JONESBOROUGH, Tenn. (WJHL) — It was the final operating “poor farm” in Tennessee when its last residents moved about 15 years ago. Now, Washington County commissioners are trying to determine whether there’s a viable future for the 47-acre County Farm off of Couch Road, or whether selling the mix of pasture and woodland will best serve county taxpayers and residents.

“We’ve looked at that property a number of times and sort of debated about what would be the best thing we can do,” County Commissioner Jodi Jones said Thursday ahead of a County Owned Property Committee meeting to discuss the farm’s future.

“We have three options. We can auction it and let somebody else decide what to do with it, we can donate it or we can keep it as a county-owned property and find a use for it that serves the county.”

The farm includes a large, dormitory-style building that once housed residents. (Photo: WJHL)

Still overseen by Mike Collins, whose parents were the last official “caretakers” when poor, disabled and other residents lived there, the farm is now the subject of a draft “Request for Proposals” (RFP) from the commission. The farm includes a large dormitory-style building that once housed dozens of residents.

Self-funded proposals would require a lease of no less than five years and a “realistic and obtainable” idea as the county seeks “the highest and best use for this county asset,” the RFP states. Successful proposals would also need to “fit well with the surrounding neighborhood(s).”

The County Owned Property Committee passed the draft RFP Thursday with a slight revision. It has a Jan. 31 deadline for proposals.

Any user also would have to protect the cemetery there, where potentially hundreds of residents who died at the farm were buried in unmarked graves.

Jones, who chairs the committee, would like to see something work out that keeps the farm in the county’s hands. So would Anne Mason, a local historian and Executive Director of the Heritage Alliance.

“For a while, every county in Tennessee had a county-owned farm,” Mason said. That practice began when Anderson County approached the state legislature for funds to build an “almshouse” for its poor citizens.

“Their function was to be a place like a refuge, a sanctuary for people who are having economic struggles, who couldn’t provide for themselves economically,” Mason said.

“People with various disabilities or illnesses, who didn’t have anyone to take care of them or willing to take care of them would would go there. And the idea was that they were working farms so they would be self-sustaining.”

Washington County’s first county farm was in “Greenfield,” further from Jonesborough. The current location was established in the 1890s, Mason said.
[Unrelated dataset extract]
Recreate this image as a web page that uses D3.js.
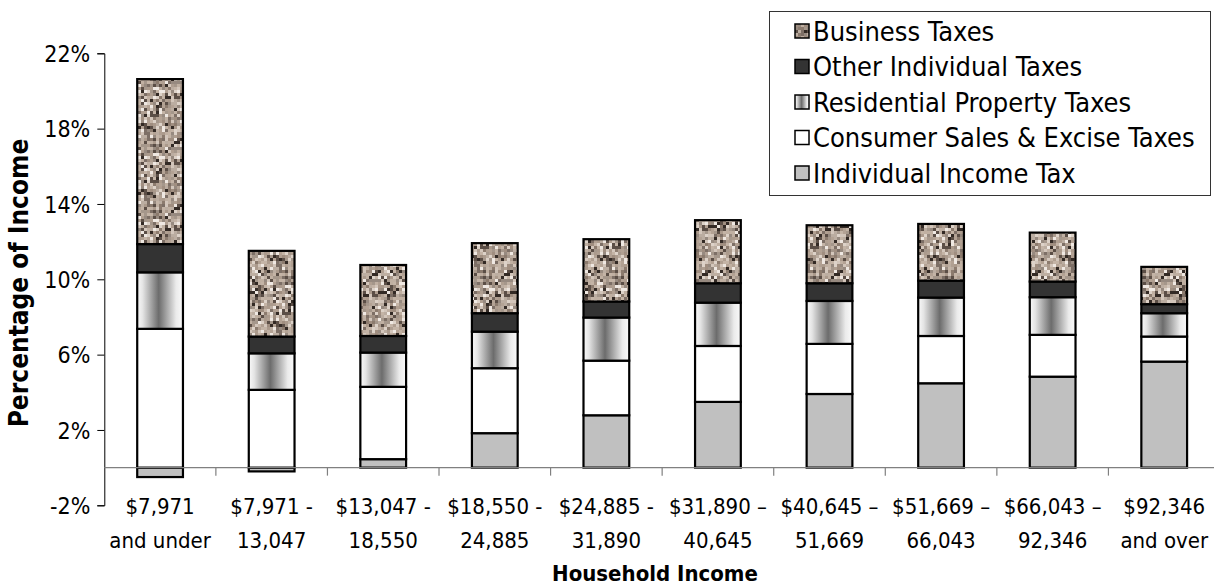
<!DOCTYPE html>
<html>
<head>
<meta charset="utf-8">
<script src="https://cdn.jsdelivr.net/npm/d3@7"></script>
<style>
  html, body { margin: 0; padding: 0; background: #fff; }
  svg { display: block; }
  text { font-family: "DejaVu Sans Condensed", "DejaVu Sans", sans-serif; font-stretch: condensed; fill: #000; }
</style>
</head>
<body>
<svg id="chart" width="1214" height="586"></svg>
<script>
// ---- data ----
const categoriesLine1 = ["$7,971", "$7,971 -", "$13,047 -", "$18,550 -", "$24,885 -", "$31,890 \u2013", "$40,645 \u2013", "$51,669 \u2013", "$66,043 \u2013", "$92,346"];
const categoriesLine2 = ["and under", "13,047", "18,550", "24,885", "31,890", "40,645", "51,669", "66,043", "92,346", "and over"];
const seriesNames = ["Individual Income Tax", "Consumer Sales & Excise Taxes", "Residential Property Taxes", "Other Individual Taxes", "Business Taxes"];
const incomeTax   = [-0.50, -0.20, 0.45, 1.83, 2.78, 3.49, 3.91, 4.48, 4.83, 5.63];
const consumer    = [ 7.37,  4.13, 3.84, 3.45, 2.90, 2.97, 2.66, 2.51, 2.22, 1.33];
const residential = [ 3.00,  1.94, 1.82, 1.94, 2.29, 2.30, 2.28, 2.04, 2.00, 1.24];
const otherIndiv  = [ 1.50,  0.89, 0.88, 0.98, 0.85, 1.03, 0.94, 0.90, 0.83, 0.48];
const business    = [ 8.76,  4.55, 3.77, 3.72, 3.31, 3.35, 3.08, 3.01, 2.60, 1.98];
const yTicks = [-2, 2, 6, 10, 14, 18, 22];

const seriesValues = [incomeTax, consumer, residential, otherIndiv, business];
const rows = categoriesLine1.map((c, i) => {
  const r = { idx: i };
  seriesNames.forEach((s, k) => r[s] = seriesValues[k][i]);
  return r;
});

// ---- setup ----
const svg = d3.select("#chart");
const defs = svg.append("defs");

// speckled texture for business taxes (deterministic hash, decorative only)
const pal = ["#b3a294", "#a08e80", "#c4b4a6", "#8c7b6e", "#d3c6bb", "#efe8e2", "#5b4e46", "#332a25",
             "#bbada1", "#978a80", "#ab9a8c", "#ddd2c8", "#b09f91", "#a5978b", "#7d6f66", "#c0b0a2"];
function mix(i, j, s) {
  let h = (Math.imul(i, 374761393) + Math.imul(j, 668265263) + Math.imul(s, 1442695041)) | 0;
  h = Math.imul(h ^ (h >>> 13), 1274126177);
  h = h ^ (h >>> 16);
  return h >>> 0;
}
function speckle(id, size, cell, seed) {
  const p = defs.append("pattern").attr("id", id)
    .attr("patternUnits", "userSpaceOnUse").attr("width", size).attr("height", size);
  p.append("rect").attr("width", size).attr("height", size).attr("fill", "#ab9b8d");
  const n = size / cell;
  for (let i = 0; i < n; i++) {
    for (let j = 0; j < n; j++) {
      const h = mix(i, j, seed) % pal.length;
      p.append("rect").attr("x", i * cell).attr("y", j * cell).attr("width", cell).attr("height", cell).attr("fill", pal[h]);
    }
  }
}
speckle("speckle", 66, 3, 7);
speckle("speckleL", 12, 3, 3);

const grad = defs.append("linearGradient").attr("id", "cyl")
  .attr("x1", "0%").attr("x2", "100%").attr("y1", "0%").attr("y2", "0%");
grad.append("stop").attr("offset", "0%").attr("stop-color", "#fafafa");
grad.append("stop").attr("offset", "12%").attr("stop-color", "#e4e4e4");
grad.append("stop").attr("offset", "47%").attr("stop-color", "#6c6c6c");
grad.append("stop").attr("offset", "85%").attr("stop-color", "#ebebeb");
grad.append("stop").attr("offset", "100%").attr("stop-color", "#fafafa");

const fills = {
  "Individual Income Tax": "#c0c0c0",
  "Consumer Sales & Excise Taxes": "#ffffff",
  "Residential Property Taxes": "url(#cyl)",
  "Other Individual Taxes": "#333333",
  "Business Taxes": "url(#speckle)"
};
const legendFills = Object.assign({}, fills, { "Business Taxes": "url(#speckleL)" });

const x = d3.scaleBand().domain(d3.range(categoriesLine1.length)).range([104.3, 1220]).padding(0);
const y = d3.scaleLinear().domain([-2, 22]).range([505.3, 53.3]);
const barFrac = 0.41;
const bw = x.bandwidth() * barFrac;

const stack = d3.stack().keys(seriesNames).offset(d3.stackOffsetDiverging);
const stacked = stack(rows);

// bars
const gBars = svg.append("g");
stacked.forEach(layer => {
  gBars.append("g").selectAll("rect").data(layer).join("rect")
    .attr("x", (d, i) => x(i) + (x.bandwidth() - bw) / 2)
    .attr("y", d => y(Math.max(d[0], d[1])))
    .attr("width", bw)
    .attr("height", d => Math.abs(y(d[0]) - y(d[1])))
    .attr("fill", fills[layer.key])
    .attr("stroke", "#000")
    .attr("stroke-width", 2.2);
});

// y axis
const yAxis = d3.axisLeft(y).tickValues(yTicks).tickFormat(d => d + "%").tickSize(7).tickPadding(7);
const gy = svg.append("g").attr("transform", "translate(104.3,0)").call(yAxis);
gy.select(".domain").attr("stroke", "#000").attr("stroke-width", 1);
gy.selectAll(".tick line").attr("stroke", "#000");
gy.selectAll(".tick text").attr("font-size", 23).attr("font-family", null).attr("dy", "0.36em");

// x axis line at zero + category boundary ticks
const x0 = y(0);
svg.append("line").attr("x1", 104.3).attr("x2", 1220).attr("y1", x0).attr("y2", x0)
  .attr("stroke", "#808080").attr("stroke-width", 1.2);
svg.append("g").selectAll("line").data(d3.range(1, categoriesLine1.length)).join("line")
  .attr("x1", i => x(i)).attr("x2", i => x(i))
  .attr("y1", x0).attr("y2", x0 + 8)
  .attr("stroke", "#808080").attr("stroke-width", 1.2);

// category labels
const gx = svg.append("g");
gx.selectAll("text.l1").data(categoriesLine1).join("text").attr("class", "l1")
  .attr("x", (d, i) => x(i) + x.bandwidth() / 2).attr("y", 514)
  .attr("text-anchor", "middle").attr("font-size", 22).text(d => d);
gx.selectAll("text.l2").data(categoriesLine2).join("text").attr("class", "l2")
  .attr("x", (d, i) => x(i) + x.bandwidth() / 2).attr("y", 548)
  .attr("text-anchor", "middle").attr("font-size", 22).text(d => d);

// axis titles
svg.append("text").attr("x", 655).attr("y", 581).attr("text-anchor", "middle")
  .attr("font-size", 22).attr("font-weight", "bold").text("Household Income");
svg.append("text").attr("transform", "translate(28,283) rotate(-90)").attr("text-anchor", "middle")
  .attr("font-size", 26).attr("font-weight", "bold").text("Percentage of Income");

// legend
const lg = svg.append("g");
lg.append("rect").attr("x", 769.5).attr("y", 11.5).attr("width", 441).attr("height", 184)
  .attr("fill", "#fff").attr("stroke", "#333").attr("stroke-width", 1);
const legendOrder = seriesNames.slice().reverse();
const rowY = d3.scalePoint().domain(legendOrder).range([31, 173]);
legendOrder.forEach(name => {
  const cy = rowY(name);
  lg.append("rect").attr("x", 795).attr("y", cy - 7).attr("width", 14).attr("height", 14)
    .attr("fill", legendFills[name]).attr("stroke", "#000").attr("stroke-width", 1.5);
  lg.append("text").attr("x", 813).attr("y", cy).attr("dy", "0.36em")
    .attr("font-size", 27).text(name);
});
</script>
</body>
</html>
By the 1960s and ’70s, most counties had closed their farms as better social welfare programs started to be developed. But Washington County’s “rest home” outlasted all the others. Some memories from those last years are included in an oral history project conducted by former ETSU professor Tess Lloyd.

“The last people who had connections to the place shared stories about some people who lived there and were like, ‘well, I don’t have anybody else to take care of me but I have the Collinses, and they take care of me, they’re my family,'” Mason said.

Several barns and outbuildings show the potential for the farm to be viable again. (Photo: WJHL)

Those kinds of facts resonate with Mason.

“There were chores, it was a working farm but it also had like a sense of family. They wanted to be sure those people were well cared for.”

Jones said she’d like to see the property put to a similar positive use.

“What do citizens or entrepreneurs or people in our region think they might could do with … beautiful farmland in a way that would serve the citizens of the county?”

But Jones said she realizes the county needs to consider every angle.

“Commissioners have to balance the financial health of the county and what is the best thing fiscally that serves all the people in the county, not necessarily just the people that live or work around the county farm area.

“On balance, I think the county commission really wants to look at, ‘when is it time for us to invest in the health and well-being of people in our county.’ We know that green space, we know that outdoor recreation space is a way to do that.”

Jones said commissioners have been hearing loud and clear from a number of citizens that they want green spaces and the county’s rural character preserved as population growth accelerates.

“That is something that I think we’re really going to have to grapple with going forward.”